IT Crises vs. Vacation: Sometimes It Isn't Pretty
CWmike writes "It's true that IT systems have become essential to business operations, but the successful functioning of the IT department shouldn't rest on any one person's shoulders. All told, vacations serve as mini tests to prove if a department can function when key players are away. That's the theory, anyway. In reality, IT departments sometimes flunk. The results can either be comical or turn out to be a serious wake-up call to organizations that need a better Plan B. To prime your mental pump before your own vacation, Computerworld compiled anecdotes about good vacations gone bad."
I'm personally aware thru my late father, who was an accountant, of two companies that had employees embezzling funds for years. One telltale sign was that they never took vacations, because their replacements would have discovered what they were up to. Businesses should insist that their personnel take time off, just to make malfeasance easier to detect.
I off and on contracted for a place where this was hugely important.
What they'd do is come up with some bullshit reason they were giving a bunch of people 2 or 3 extra weeks of vacation but it must be taken within a short time frame (that quarter or the next two quarters), usually times to align with the summer already planned vacations, and sometimes not entirely bullshit.

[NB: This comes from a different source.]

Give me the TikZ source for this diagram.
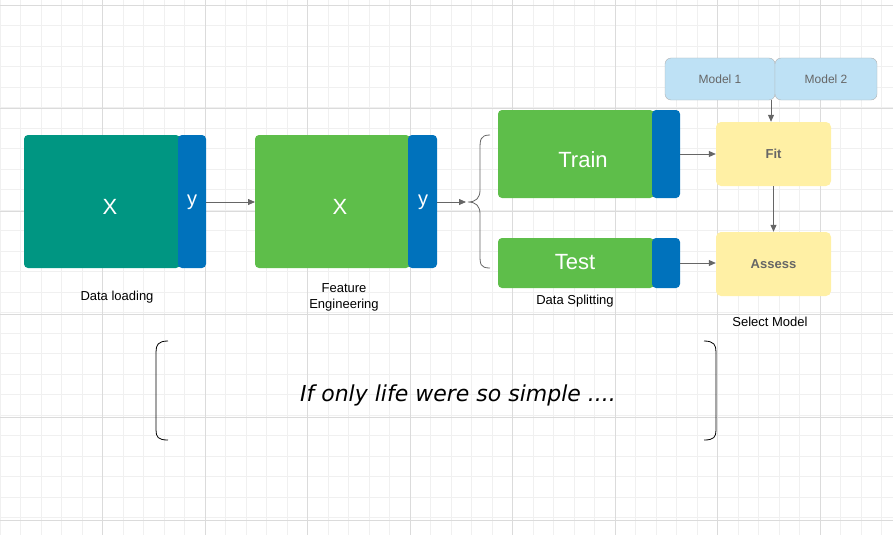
\documentclass[tikz,border=0pt]{standalone}
\usepackage{fontspec}
\setmainfont{Liberation Sans}
\newfontfamily\handfont{DejaVu Sans}
\usetikzlibrary{arrows.meta}
\definecolor{loadcol}{RGB}{0,150,130}
\definecolor{ybox}{RGB}{0,114,188}
\definecolor{greenbox}{RGB}{94,190,74}
\definecolor{yellowbox}{RGB}{255,240,165}
\definecolor{modelbox}{RGB}{190,225,245}
\tikzset{
  blk/.style={rounded corners=4pt, draw=none, text=white, font=\fontsize{22}{26}\selectfont},
  ycol/.style={blk, fill=ybox, font=\fontsize{20}{24}\selectfont},
  stage/.style={rounded corners=5pt, fill=yellowbox, text=black!60, font=\bfseries\fontsize{13}{15}\selectfont},
  mdl/.style={rounded corners=6pt, fill=modelbox, draw=black!30, text=black!60, font=\fontsize{12}{14}\selectfont},
  lbl/.style={font=\fontsize{13}{16}\selectfont, align=center},
  flow/.style={-{Triangle[length=7pt,width=6pt]}, draw=black!60, thick}
}
\begin{document}
\begin{tikzpicture}[x=1pt,y=-1pt]
\useasboundingbox (0,0) rectangle (893,535);
%grid
\foreach \i in {0,...,44} \draw[black!6] (\i*20.5,0) -- (\i*20.5,535);
\foreach \i in {0,...,26} \draw[black!6] (0,5+\i*20.5) -- (893,5+\i*20.5);
\foreach \i in {1,...,8} \draw[black!14] (\i*102.5,0) -- (\i*102.5,535);
\foreach \i in {0,...,5} \draw[black!14] (0,5+\i*103) -- (893,5+\i*103);

% Data loading
\path[blk, fill=loadcol] (24,135) rectangle (180,268);
\node[blk] (x1) at (110,207) {X};
\path[blk, fill=ybox] (178,135) rectangle (206,268);
\node[ycol, fill=none] (y1) at (192,202) {y};
\coordinate (y1e) at (206,202);
% Feature engineering
\path[blk, fill=greenbox] (255,135) rectangle (410,268);
\node[blk] (x2) at (340,207) {X};
\path[blk, fill=ybox] (408,135) rectangle (437,268);
\node[ycol, fill=none] (y2) at (423,202) {y};
\coordinate (x2w) at (255,202);
\coordinate (y2e) at (437,202);
\coordinate (br) at (466,202);
\draw[flow] (y1e) -- (x2w);
\draw[flow] (y2e) -- (br);
\draw[black!60, thick] (490,135) .. controls (480,135) and (480,140) .. (480,150) -- (480,190) .. controls (480,198) and (476,202) .. (468,202) .. controls (476,202) and (480,206) .. (480,214) -- (480,254) .. controls (480,264) and (480,268) .. (490,268);
% Data splitting
\path[blk, fill=greenbox] (498,110) rectangle (654,198);
\node[blk] (train) at (583,160) {Train};
\path[blk, fill=ybox] (652,110) rectangle (680,198);
\path[blk, fill=greenbox] (498,238) rectangle (654,288);
\node[blk] (test) at (575,262) {Test};
\path[blk, fill=ybox] (652,238) rectangle (680,288);
\coordinate (trE) at (680,154);
\coordinate (teE) at (680,263);
% Select model
\node[stage, minimum width=115pt, minimum height=64pt] (fit) at (773.5,154) {Fit};
\node[stage, minimum width=115pt, minimum height=64pt] (assess) at (773.5,264) {Assess};
\node[mdl, minimum width=110pt, minimum height=42pt] (m1) at (720,79) {Model 1};
\node[mdl, minimum width=102pt, minimum height=42pt] (m2) at (826,79) {Model 2};
\coordinate (mj) at (771,100);
\draw[flow] (trE) -- (fit.west |- trE);
\draw[flow] (teE) -- (assess.west |- teE);
\draw[flow] (fit) -- (assess);
\draw[flow] (mj) -- (mj |- fit.north);
% labels
\node[lbl] (l1) at (117,297) {Data loading};
\node[lbl] (l2) at (344,297) {Feature\\Engineering};
\node[lbl] (l3) at (575,301) {Data Splitting};
\node[lbl] (l4) at (770,322) {Select Model};
% note
\draw[black, thick] (168,341) .. controls (158,341) and (156,345) .. (156,352) -- (156,430) .. controls (156,437) and (158,440) .. (168,440);
\draw[black, thick] (704,341) .. controls (714,341) and (716,345) .. (716,352) -- (716,430) .. controls (716,437) and (714,440) .. (704,440);
\node[font=\handfont\itshape\fontsize{22}{26}\selectfont] (note) at (458,395) {If only life were so simple ....};
\end{tikzpicture}
\end{document}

Either way, if you were gone for about 3 weeks, and no one really needed you for that time off, your job was going to be axed shortly. Maternity leave? No problem, your job will definitely be here when you get back because we'll try not to fill it at all, and if we don't need it, you're gone as soon as we're legally allowed when you get back.
It's slimy, but it's business.
Fault tolerance is a serious problem. If you only have two people who know a system, both of whom work in the same area, and both get the same infectious disease for a week you have a problem. On the other hand, having 3 or 4 people with redundant skills is a waste of money. I can see the appeal of cloudsourcing to a 3rd party in that regard.
On a personal basis, if you don't have something you, and only you can do until the day you retire you're taking serious risk. That doesn't have to be technical of course, you can be the only one who knows how to deal with the crazy redhead secretary in another department who bothers you all the time, or you could be the only one who knows how stuff in storage is laid out or whatever. It's a tricky balance between 'manpower intensive to replace' and 'crippling the company if you get hit by a bus'.
I used to think like you do. I believed that it is every man for themselves and that money in the bank was the only way to assure my freedom.
But now that I have a ton of money in the bank and am effectively retired and can do as I please, I am not so sure. I am the richest person I know. Everybody else I know still puts in the 9-to-5 (or often 8 to 7 and sometimes weekends) grind.
I don't think it is feasible to expect everyone, or even a simple majority, to achieve what I have achieved. Maybe its because, looking back, I can see that ~90% of my success is due to nothing more than being in the right place and the right time while only 10% is due to my own fortitude. Few people will ever be lucky enough to find themselves in similarly favourable circumstances.
So while I am still strongly in favour of some the things you wrote, like a competitive market for healthcare. I am not so sure that a go it alone approach is ever going to be successful given the array of forces organised against the modern peon.
When information is power, privacy is freedom.